Sometimes the cynic in me looks at artistic decisions — like producing an elaborate concept record or recording a double album — from the calculated risk point of view. Will audiences get the concept? Do they have long-enough attention spans for more than thirty minutes of music at a time? It’s pessimistic, I know: the real value of art is not whether it makes commercial sense, but if it captures the artist’s vision. Still, in an era where artists earn a pittance for playlist streams, artistic expression and economic return seem more closely married to one another than at any other time in popular music.
Sometimes, though, the cynic in me needs a project like The Destroyer – 1 and 2 to come along and put him in his place. For his first new TR/ST music in five years, Robert Alfons parlayed the enthusiasm and rapturous applause for 2014’s Joyland and an extended creative hiatus into a deeply textured and moody double-album that feels more like an existential art installation than a pop record. Similarly to how Alfons has changed the way he stylizes the project’s name, TR/ST’s music continues to evolve: refined but essentially built upon the same foundations. The Destroyer – 1, released in April of this year, balances the contrasting menace of 2012’s TRST with Joyland’s punchy vibrancy. The result is a record of raw emotion finely channelled into vignettes: the foreboding “right there over the clouds” in “Colossal”; “Bicep”’s anguished cry: “I am naked, I am ravaged/Take a hold and, baby, put the good in me.”
Dark synths, monotone vocals, and Alfons’s impeccable, distinctive sense of melody carry across the six-month divide between 1 and 2. Still, the second half of TR/ST’s ambitious return skillfully changes the picture while maintaining the frame. TR/ST has always made undanceable dance music, and the subversion of musical tropes has never felt more evident than on The Destroyer as a whole, but specifically on Part 2. Alfons mutates his music beyond genre so that while “Iris”, “Enduring Chill”, and the project’s title track all feel rooted to TR/ST’s musical canon, they’re also a new breed of song: not fully goth, industrial, trance, or dance. “The Stain” — neither dance nor pop, ballad or banger — is the best example of TR/ST’s artistic exploration of new sounds and styles.
It would all be for naught if The Destroyer wasn’t able to convey Alfons’s artistic vision across its expansive movements.
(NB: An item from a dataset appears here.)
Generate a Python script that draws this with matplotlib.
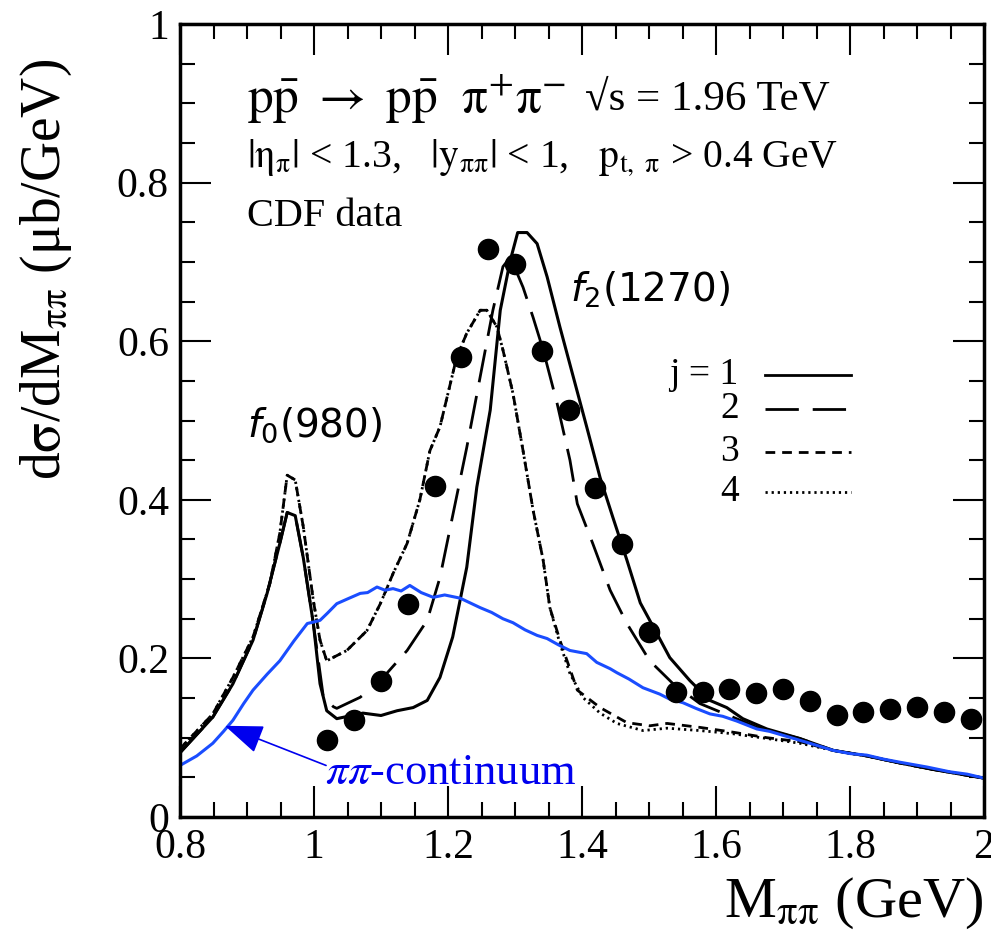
import matplotlib
matplotlib.use("Agg")
import matplotlib.pyplot as plt
import numpy as np

plt.rcParams['font.family'] = ['Liberation Serif', 'DejaVu Serif']
plt.rcParams['mathtext.fontset'] = 'stix'

# ---- data ----
data_m = [1.02, 1.06, 1.10, 1.14, 1.18, 1.22, 1.26, 1.30, 1.34, 1.38, 1.42, 1.46, 1.50,
          1.54, 1.58, 1.62, 1.66, 1.70, 1.74, 1.78, 1.82, 1.86, 1.90, 1.94, 1.98]
data_v = [0.097, 0.122, 0.171, 0.268, 0.417, 0.580, 0.716, 0.697, 0.588, 0.513, 0.415, 0.344, 0.233,
          0.157, 0.157, 0.162, 0.156, 0.162, 0.146, 0.129, 0.132, 0.136, 0.139, 0.133, 0.124]

tail_m = [1.775, 1.825, 1.875, 1.924, 1.965, 2.0]
tail_v = [0.084, 0.077, 0.068, 0.060, 0.054, 0.049]

j1_m = [0.800, 0.849, 0.879, 0.909, 0.930, 0.949, 0.960, 0.972, 0.984, 0.999, 1.009, 1.019, 1.034,
        1.073, 1.100, 1.124, 1.148, 1.169, 1.188, 1.207, 1.228, 1.243, 1.263, 1.278, 1.293, 1.304,
        1.318, 1.333, 1.348, 1.367, 1.387, 1.407, 1.427, 1.446, 1.467, 1.487, 1.512, 1.531, 1.561,
        1.591, 1.616, 1.640, 1.676, 1.725]
j1_v = [0.081, 0.126, 0.168, 0.223, 0.282, 0.345, 0.384, 0.380, 0.327, 0.244, 0.168, 0.134, 0.124,
        0.131, 0.128, 0.134, 0.138, 0.147, 0.176, 0.227, 0.315, 0.416, 0.513, 0.639, 0.702, 0.737,
        0.737, 0.723, 0.681, 0.618, 0.555, 0.492, 0.428, 0.378, 0.324, 0.270, 0.231, 0.201, 0.172,
        0.147, 0.138, 0.124, 0.111, 0.099]

j2_m = [0.800, 0.849, 0.879, 0.909, 0.930, 0.949, 0.960, 0.972, 0.984, 0.999, 1.014, 1.029, 1.034,
        1.069, 1.099, 1.139, 1.169, 1.188, 1.207, 1.228, 1.248, 1.267, 1.282, 1.293, 1.312, 1.327,
        1.342, 1.363, 1.382, 1.393, 1.416, 1.442, 1.467, 1.501, 1.536, 1.576, 1.625, 1.661, 1.725]
j2_v = [0.081, 0.126, 0.168, 0.223, 0.282, 0.345, 0.384, 0.380, 0.327, 0.244, 0.151, 0.139, 0.137,
        0.151, 0.172, 0.210, 0.248, 0.302, 0.380, 0.466, 0.555, 0.639, 0.694, 0.706, 0.668, 0.630,
        0.589, 0.521, 0.450, 0.395, 0.345, 0.286, 0.244, 0.197, 0.168, 0.143, 0.126, 0.113, 0.099]

j3_m = [0.800, 0.849, 0.879, 0.909, 0.934, 0.949, 0.960, 0.972, 0.984, 0.999, 1.009, 1.019, 1.049,
        1.079, 1.099, 1.118, 1.139, 1.158, 1.173, 1.188, 1.213, 1.228, 1.248, 1.258, 1.273, 1.282,
        1.297, 1.312, 1.327, 1.342, 1.352, 1.367, 1.393, 1.427, 1.467, 1.501, 1.527, 1.576, 1.625,
        1.676, 1.725]
j3_v = [0.086, 0.130, 0.176, 0.227, 0.294, 0.358, 0.431, 0.425, 0.366, 0.273, 0.223, 0.197, 0.210,
        0.235, 0.269, 0.307, 0.345, 0.400, 0.462, 0.492, 0.580, 0.610, 0.639, 0.639, 0.618, 0.589,
        0.534, 0.462, 0.387, 0.324, 0.264, 0.223, 0.160, 0.138, 0.119, 0.115, 0.118, 0.113, 0.107,
        0.100, 0.095]

j4_m = [0.800, 0.849, 0.879, 0.909, 0.934, 0.949, 0.960, 0.972, 0.984, 0.999, 1.009, 1.019, 1.049,
        1.079, 1.099, 1.118, 1.139, 1.158, 1.173, 1.188, 1.213, 1.228, 1.248, 1.258, 1.273, 1.282,
        1.297, 1.312, 1.327, 1.342, 1.352, 1.367, 1.382, 1.401, 1.427, 1.452, 1.491, 1.527, 1.576,
        1.625, 1.676, 1.725]
j4_v = [0.086, 0.130, 0.176, 0.227, 0.294, 0.358, 0.431, 0.425, 0.366, 0.273, 0.223, 0.197, 0.210,
        0.235, 0.269, 0.307, 0.345, 0.400, 0.462, 0.492, 0.580, 0.610, 0.639, 0.639, 0.618, 0.589,
        0.534, 0.462, 0.387, 0.324, 0.264, 0.219, 0.181, 0.151, 0.131, 0.118, 0.109, 0.112, 0.109,
        0.105, 0.099, 0.093]

cont_m = [0.800, 0.825, 0.849, 0.865, 0.879, 0.895, 0.909, 0.930, 0.949, 0.970, 0.990, 1.000, 1.009,
          1.020, 1.034, 1.050, 1.069, 1.080, 1.094, 1.106, 1.118, 1.130, 1.143, 1.160, 1.178, 1.195,
          1.218, 1.233, 1.248, 1.265, 1.282, 1.297, 1.315, 1.333, 1.348, 1.365, 1.382, 1.407, 1.422,
          1.442, 1.452, 1.470, 1.491, 1.516, 1.530, 1.551, 1.570, 1.591, 1.610, 1.631, 1.661, 1.680,
          1.700, 1.740, 1.775, 1.800, 1.825, 1.850, 1.875, 1.915, 1.949, 1.975, 2.000]
cont_v = [0.065, 0.077, 0.093, 0.108, 0.122, 0.143, 0.160, 0.180, 0.197, 0.222, 0.244, 0.246, 0.248,
          0.257, 0.269, 0.275, 0.282, 0.283, 0.290, 0.286, 0.288, 0.285, 0.292, 0.283, 0.277, 0.280,
          0.276, 0.270, 0.264, 0.258, 0.250, 0.245, 0.236, 0.229, 0.225, 0.217, 0.210, 0.206, 0.195,
          0.187, 0.182, 0.174, 0.163, 0.155, 0.149, 0.144, 0.137, 0.130, 0.127, 0.121, 0.111, 0.108,
          0.103, 0.093, 0.084, 0.080, 0.078, 0.073, 0.069, 0.063, 0.057, 0.054, 0.049]

legend_labels = ['1', '2', '3', '4']

# ---- figure ----
fig = plt.figure(figsize=(9.91, 9.42), dpi=100)
ax = fig.add_axes([180/991, (942-817)/942, 804/991, 793/942])

LS2 = (0, (12, 5))
LS3 = (0, (3.5, 2.5))
LS4 = (0, (0.8, 1.4))
ax.plot(j1_m + tail_m, j1_v + tail_v, color='black', lw=2.2, ls='-')
ax.plot(j2_m + tail_m, j2_v + tail_v, color='black', lw=2.0, ls=LS2)
ax.plot(j3_m + tail_m, j3_v + tail_v, color='black', lw=2.0, ls=LS3)
ax.plot(j4_m + tail_m, j4_v + tail_v, color='black', lw=2.0, ls=LS4)
ax.plot(cont_m, cont_v, color='#1a4dff', lw=2.2)
ax.plot(data_m, data_v, 'o', color='black', ms=14.5, zorder=5)

ax.set_xlim(0.8, 2.0)
ax.set_ylim(0, 1)
ax.set_xticks([0.8, 1.0, 1.2, 1.4, 1.6, 1.8, 2.0])
ax.set_xticklabels(['0.8', '1', '1.2', '1.4', '1.6', '1.8', '2'])
ax.set_yticks([0, 0.2, 0.4, 0.6, 0.8, 1.0])
ax.set_yticklabels(['0', '0.2', '0.4', '0.6', '0.8', '1'])
ax.set_xticks(np.arange(0.8, 2.0001, 0.05), minor=True)
ax.set_yticks(np.arange(0, 1.0001, 0.05), minor=True)
ax.tick_params(which='both', direction='in', top=True, right=True, width=1.5)
ax.tick_params(which='major', length=22, labelsize=30, pad=8)
ax.tick_params(which='minor', length=11)
for s in ax.spines.values():
    s.set_linewidth(2.5)

ax.set_ylabel(r'd$\mathrm{\sigma}$/dM$_{\mathrm{\pi\pi}}$ (μb/GeV)', fontsize=40, labelpad=10)
ax.yaxis.set_label_coords(-0.132, 0.69)
fig.text(0.992, 0.012, r'M$_{\mathrm{\pi\pi}}$ (GeV)', fontsize=42, ha='right', va='bottom')

# annotations
ax.text(0.083, 0.905, r'$\mathrm{p\bar{p}\ \rightarrow\ p\bar{p}\ \ \pi^{+}\pi^{-}}$', transform=ax.transAxes,
        fontsize=37, va='center')
ax.text(0.504, 0.905, '√s = 1.96 TeV', transform=ax.transAxes, fontsize=31, va='center')
ax.text(0.083, 0.83, r'$|\mathrm{\eta_{\pi}}|$ < 1.3,   $|\mathrm{y_{\pi\pi}}|$ < 1,   $\mathrm{p_{t,\ \pi}}$ > 0.4 GeV',
        transform=ax.transAxes, fontsize=28.5, va='center')
ax.text(0.083, 0.757, 'CDF data', transform=ax.transAxes, fontsize=29, va='center')

ax.text(0.083, 0.494, r'$f_0$(980)', transform=ax.transAxes, fontsize=28, va='center',
        family='DejaVu Sans', math_fontfamily='dejavusans')
ax.text(0.485, 0.665, r'$f_2$(1270)', transform=ax.transAxes, fontsize=28, va='center',
        family='DejaVu Sans', math_fontfamily='dejavusans')

# legend (hand made)
leg_y = [0.558, 0.515, 0.46, 0.41]
leg_ls = ['-', LS2, LS3, LS4]
for i, (lab, ls) in enumerate(zip(legend_labels, leg_ls)):
    txt = ('j = ' + lab) if i == 0 else lab
    ax.text(0.695, leg_y[i], txt, transform=ax.transAxes, fontsize=27, va='center', ha='right')
    ax.plot([0.727, 0.835], [leg_y[i], leg_y[i]], transform=ax.transAxes, color='black',
            lw=2.0, ls=ls)

ax.annotate('', xy=(0.867, 0.115), xytext=(1.018, 0.065),
            arrowprops=dict(arrowstyle='-|>,head_length=2.4,head_width=0.9', color='#0000ee',
                            lw=1.2, shrinkA=0, shrinkB=0))
ax.text(1.017, 0.055, r'$\pi\pi$-continuum', fontsize=32, color='#0000ee', va='center', ha='left')

fig.savefig('out.png', dpi=100)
With the slightest vocal inflection in his otherwise rigid delivery, Alfons expresses grief, regret, and remorse. Sometimes, as on Part 2’s “Shame”, he needs no words at all, just a mournful piano-led melody. The risk in dividing a single work into two halves is ending up having the whole feel disjointed and disconnected. That’s not the case here. Instead of a narrative arch that travels from beginning to end, The Destroyer cycles back onto itself, suggesting that the journey through shame, fear, and self-acceptance has no beginning, middle, or end. That lack of closure is a risk in and of itself, but The Destroyer is ultimately a gamble that pays off in spades for both TR/ST and its audience.